Aim of the exercise: Please transcribe the data below exactly. Leave the pictures out.

Source data:
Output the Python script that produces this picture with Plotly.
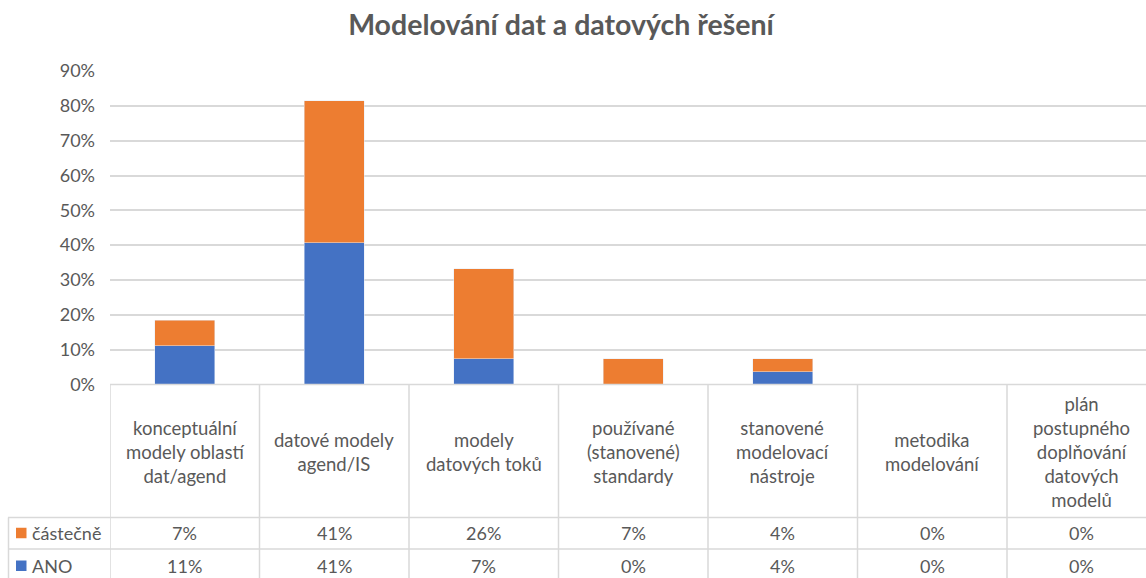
import plotly.graph_objects as go

categories = [
    "konceptuální<br>modely oblastí<br>dat/agend",
    "datové modely<br>agend/IS",
    "modely<br>datových toků",
    "používané<br>(stanovené)<br>standardy",
    "stanovené<br>modelovací<br>nástroje",
    "metodika<br>modelování",
    "plán<br>postupného<br>doplňování<br>datových<br>modelů",
]
series_names = ["částečně", "ANO"]
castecne = [0.074, 0.407, 0.259, 0.074, 0.037, 0.0, 0.0]
ano = [0.111, 0.407, 0.074, 0.0, 0.037, 0.0, 0.0]
y_ticks = [0, 0.1, 0.2, 0.3, 0.4, 0.5, 0.6, 0.7, 0.8, 0.9]

ORANGE = "#ED7D31"
BLUE = "#4472C4"
TXT = "#595959"
GRID = "#D9D9D9"
FONT = "Lato"

W, H = 1146, 578
OFF = 0  # body margin removed via post_script
def px(x): return (x - OFF) / W
def py(y): return 1 - (y - OFF) / H

x_idx = list(range(len(categories)))
fig = go.Figure()
fig.add_trace(go.Bar(x=x_idx, y=ano, name=series_names[1], marker_color=BLUE, width=0.4))
fig.add_trace(go.Bar(x=x_idx, y=castecne, name=series_names[0], marker_color=ORANGE, width=0.4))

col_w = 149.5
left = 110
n = len(categories)
right_px = OFF + W
x_max = -0.5 + (right_px - left) / col_w

shapes = []
ann = []
table_top = 384.5
row1 = 517.5
row2 = 549
bottom = 600
line = dict(color=GRID, width=1.5)
shapes.append(dict(type="line", xref="paper", yref="paper", x0=px(left), x1=1, y0=py(table_top), y1=py(table_top), line=line))
for yy in (row1, row2):
    shapes.append(dict(type="line", xref="paper", yref="paper", x0=px(8), x1=1, y0=py(yy), y1=py(yy), line=line))
for i in range(n):
    shapes.append(dict(type="line", xref="x", yref="paper", x0=i - 0.5, x1=i - 0.5, y0=py(table_top), y1=py(bottom), line=line))
shapes.append(dict(type="line", xref="paper", yref="paper", x0=px(8.5), x1=px(8.5), y0=py(row1), y1=py(bottom), line=line))

for i, c in enumerate(categories):
    ann.append(dict(x=i, xref="x", y=py((table_top + row1) / 2 + 1), yref="paper", text=c, showarrow=False,
                    font=dict(family=FONT, size=18.5, color=TXT), align="center", xanchor="center", yanchor="middle"))
rows = [(castecne, ORANGE, series_names[0], (row1 + row2) / 2), (ano, BLUE, series_names[1], (row2 + 583) / 2)]
for vals, col, name, yc in rows:
    for i, v in enumerate(vals):
        ann.append(dict(x=i, xref="x", y=py(yc), yref="paper", text=f"{round(v * 100)}%", showarrow=False,
                        font=dict(family=FONT, size=18, color=TXT), xanchor="center", yanchor="middle"))
    shapes.append(dict(type="rect", xref="paper", yref="paper", x0=px(16), x1=px(26.5), y0=py(yc - 5.5), y1=py(yc + 5),
                       fillcolor=col, line=dict(width=0)))
    ann.append(dict(x=px(30), xref="paper", y=py(yc), yref="paper", text=name, showarrow=False,
                    font=dict(family=FONT, size=18, color=TXT), xanchor="left", yanchor="middle"))

fig.update_layout(
    width=W, height=H,
    margin=dict(l=0, r=0, t=0, b=0, autoexpand=False),
    paper_bgcolor="white", plot_bgcolor="white",
    barmode="stack", showlegend=False,
    title=dict(text="<b>Modelování dat a datových řešení</b>", x=px(561), xanchor="center", xref="paper",
               y=py(25), yanchor="middle", yref="paper", automargin=False,
               font=dict(family=FONT, size=28.5, color=TXT)),
    xaxis=dict(domain=[px(left), 1], range=[-0.5, x_max], showticklabels=False, showgrid=False,
               zeroline=False, showline=False, fixedrange=True, automargin=False),
    yaxis=dict(domain=[py(table_top), py(71)], range=[0, 0.9], tickvals=y_ticks, tickformat=".0%",
               showgrid=True, gridcolor=GRID, gridwidth=1.5, zeroline=False, showline=False, automargin=False,
               tickfont=dict(family=FONT, size=18, color=TXT), ticklabelstandoff=14),
    shapes=shapes, annotations=ann,
)
fig.write_html("out.html", config={"displayModeBar": False},
               post_script="document.body.style.margin='0';document.body.style.overflow='hidden';")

Result of this task:
Output the Python script that produces this picture with Plotly.
import plotly.graph_objects as go

categories = [
    "konceptuální<br>modely oblastí<br>dat/agend",
    "datové modely<br>agend/IS",
    "modely<br>datových toků",
    "používané<br>(stanovené)<br>standardy",
    "stanovené<br>modelovací<br>nástroje",
    "metodika<br>modelování",
    "plán<br>postupného<br>doplňování<br>datových<br>modelů",
]
series_names = ["částečně", "ANO"]
castecne = [0.074, 0.407, 0.259, 0.074, 0.037, 0.0, 0.0]
ano = [0.111, 0.407, 0.074, 0.0, 0.037, 0.0, 0.0]
y_ticks = [0, 0.1, 0.2, 0.3, 0.4, 0.5, 0.6, 0.7, 0.8, 0.9]

ORANGE = "#ED7D31"
BLUE = "#4472C4"
TXT = "#595959"
GRID = "#D9D9D9"
FONT = "Lato"

W, H = 1146, 578
OFF = 0  # body margin removed via post_script
def px(x): return (x - OFF) / W
def py(y): return 1 - (y - OFF) / H

x_idx = list(range(len(categories)))
fig = go.Figure()
fig.add_trace(go.Bar(x=x_idx, y=ano, name=series_names[1], marker_color=BLUE, width=0.4))
fig.add_trace(go.Bar(x=x_idx, y=castecne, name=series_names[0], marker_color=ORANGE, width=0.4))

col_w = 149.5
left = 110
n = len(categories)
right_px = OFF + W
x_max = -0.5 + (right_px - left) / col_w

shapes = []
ann = []
table_top = 384.5
row1 = 517.5
row2 = 549
bottom = 600
line = dict(color=GRID, width=1.5)
shapes.append(dict(type="line", xref="paper", yref="paper", x0=px(left), x1=1, y0=py(table_top), y1=py(table_top), line=line))
for yy in (row1, row2):
    shapes.append(dict(type="line", xref="paper", yref="paper", x0=px(8), x1=1, y0=py(yy), y1=py(yy), line=line))
for i in range(n):
    shapes.append(dict(type="line", xref="x", yref="paper", x0=i - 0.5, x1=i - 0.5, y0=py(table_top), y1=py(bottom), line=line))
shapes.append(dict(type="line", xref="paper", yref="paper", x0=px(8.5), x1=px(8.5), y0=py(row1), y1=py(bottom), line=line))

for i, c in enumerate(categories):
    ann.append(dict(x=i, xref="x", y=py((table_top + row1) / 2 + 1), yref="paper", text=c, showarrow=False,
                    font=dict(family=FONT, size=18.5, color=TXT), align="center", xanchor="center", yanchor="middle"))
rows = [(castecne, ORANGE, series_names[0], (row1 + row2) / 2), (ano, BLUE, series_names[1], (row2 + 583) / 2)]
for vals, col, name, yc in rows:
    for i, v in enumerate(vals):
        ann.append(dict(x=i, xref="x", y=py(yc), yref="paper", text=f"{round(v * 100)}%", showarrow=False,
                        font=dict(family=FONT, size=18, color=TXT), xanchor="center", yanchor="middle"))
    shapes.append(dict(type="rect", xref="paper", yref="paper", x0=px(16), x1=px(26.5), y0=py(yc - 5.5), y1=py(yc + 5),
                       fillcolor=col, line=dict(width=0)))
    ann.append(dict(x=px(30), xref="paper", y=py(yc), yref="paper", text=name, showarrow=False,
                    font=dict(family=FONT, size=18, color=TXT), xanchor="left", yanchor="middle"))

fig.update_layout(
    width=W, height=H,
    margin=dict(l=0, r=0, t=0, b=0, autoexpand=False),
    paper_bgcolor="white", plot_bgcolor="white",
    barmode="stack", showlegend=False,
    title=dict(text="<b>Modelování dat a datových řešení</b>", x=px(561), xanchor="center", xref="paper",
               y=py(25), yanchor="middle", yref="paper", automargin=False,
               font=dict(family=FONT, size=28.5, color=TXT)),
    xaxis=dict(domain=[px(left), 1], range=[-0.5, x_max], showticklabels=False, showgrid=False,
               zeroline=False, showline=False, fixedrange=True, automargin=False),
    yaxis=dict(domain=[py(table_top), py(71)], range=[0, 0.9], tickvals=y_ticks, tickformat=".0%",
               showgrid=True, gridcolor=GRID, gridwidth=1.5, zeroline=False, showline=False, automargin=False,
               tickfont=dict(family=FONT, size=18, color=TXT), ticklabelstandoff=14),
    shapes=shapes, annotations=ann,
)
fig.write_html("out.html", config={"displayModeBar": False},
               post_script="document.body.style.margin='0';document.body.style.overflow='hidden';")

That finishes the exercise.